The Richmond Flying Squirrels are visiting Hadlock Field this weekend, the only trip to Maine for the Double-A affiliate of the San Francisco Giants.

Normally this would be a calendar highlight for Ken Joyce, the Portland native who broke into pro baseball as a volunteer bullpen catcher with the inaugural Portland Sea Dogs in 1994 and wound up earning four World Series rings, three with the Giants.

But Joyce, who spent the previous five seasons as Richmond’s hitting coach, resigned in April just as the Flying Squirrels were set to begin their season. Instead of riding buses between Eastern League outposts, Joyce has been watching his daughter, Jill, play softball for McAuley High and his son, Tommy, play baseball for Portland High.

“I resigned on my own terms,” Joyce, 51, said as he watched a recent Bulldogs baseball game from an unobtrusive spot far down the left-field line. “I felt it was time to be home with my family. As spring training wore on, I felt more disconnected with what was going on at home.”

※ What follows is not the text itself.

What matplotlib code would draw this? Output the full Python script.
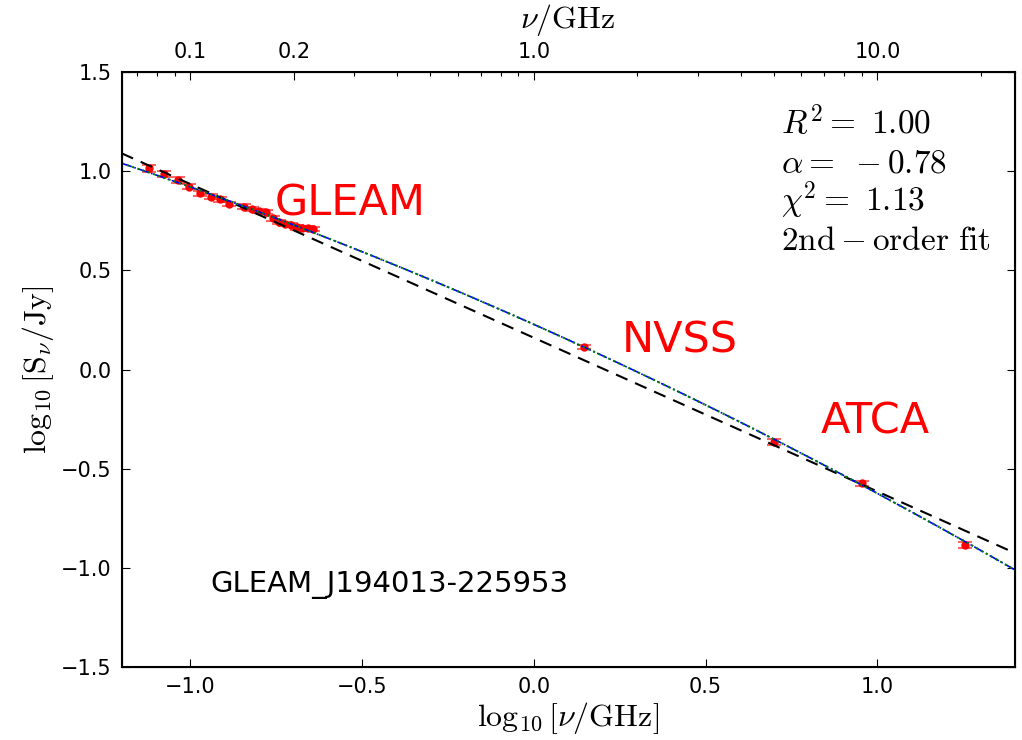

Joyce said he grew tired of the travel required of minor leaguers and didn’t want to miss that small window of opportunity to see his children play high school sports. Jill is a freshman and Tommy a junior.

“This is the first time I’ve been able to see Tommy play baseball and Jill play softball,” he said.

Bobby Evans, general manager of the Giants, said the organization would miss Joyce.

“He’s a great teacher of the game,” Evans said last week. “He’s got a gift for instruction and hitting, and has great passion for the game. He just knows his stuff.”

Richmond entered the weekend in last place in the Western Division with a record of 23-37, worse than every team except the Eastern Division cellar-dwelling Sea Dogs (19-40). Accordingly, Richmond (.313) and Portland (.303) have the lowest on-base percentages.

Miguel Ojeda, Richmond’s first-year manager, is serving as hitting coach after Joyce’s replacement, Mike Goff, left for personal reasons in early May.

Evans said Joyce didn’t burn any bridges by leaving so late in spring training.

“For him, it really wasn’t a good fit for this season,” Evans said. “I’m not sure if he’s going to try to get back in the game this year but I’m sure he’ll have some interest next year. You never know. Maybe there will be an opportunity here at some point. … He’s multi-talented and in a very strong position.”

Joyce played at Deering High and the University of Southern Maine, where he became a three-year assistant to Coach Ed Flaherty.

Joyce met Carlos Tosca, the first manager of the Sea Dogs, and John Boles, Florida’s farm director. Like Joyce, neither Tosca nor Boles had played professionally.

At the 1996 All-Star break, the Marlins fired their manager and installed Boles, who insisted on bringing Double-A hitting coach Jeff Pentland with him. That created an opening in Portland for Joyce, who finished the season with the Sea Dogs to begin his minor-league coaching journey. He remained in the Marlins system through 1999, then spent two seasons in independent baseball and eight in the Blue Jays organization, rising as high as Triple-A Las Vegas in 2009.

Even though Las Vegas led the Pacific Coast League in average (.290), slugging (.457) and OPS (.811), and Randy Ruiz won the league MVP award, Toronto did not renew Joyce’s contract.

The Giants signed him as their Triple-A hitting coach in Fresno, California, where Joyce worked with Buster Posey in 2010. The Giants asked Joyce to switch to Richmond in 2011. At the end of that season, San Francisco sent Joyce to the Arizona Fall League, where advanced prospects get extra attention. Arnie Beyeler, former manager of the Sea Dogs, was the Scottsdale manager, and Joyce’s hitters included Giants prospect Brandon Crawford, and two promising outfielders named Bryce Harper and Mike Trout.

“If the situation is right, I might pursue it,” Joyce said of a return to pro baseball. “It would have to be at the higher levels of the minor leagues or a coordinator position, and the right fit, the right organization. Right now I’m focused on finding a teaching position locally and giving private lessons.”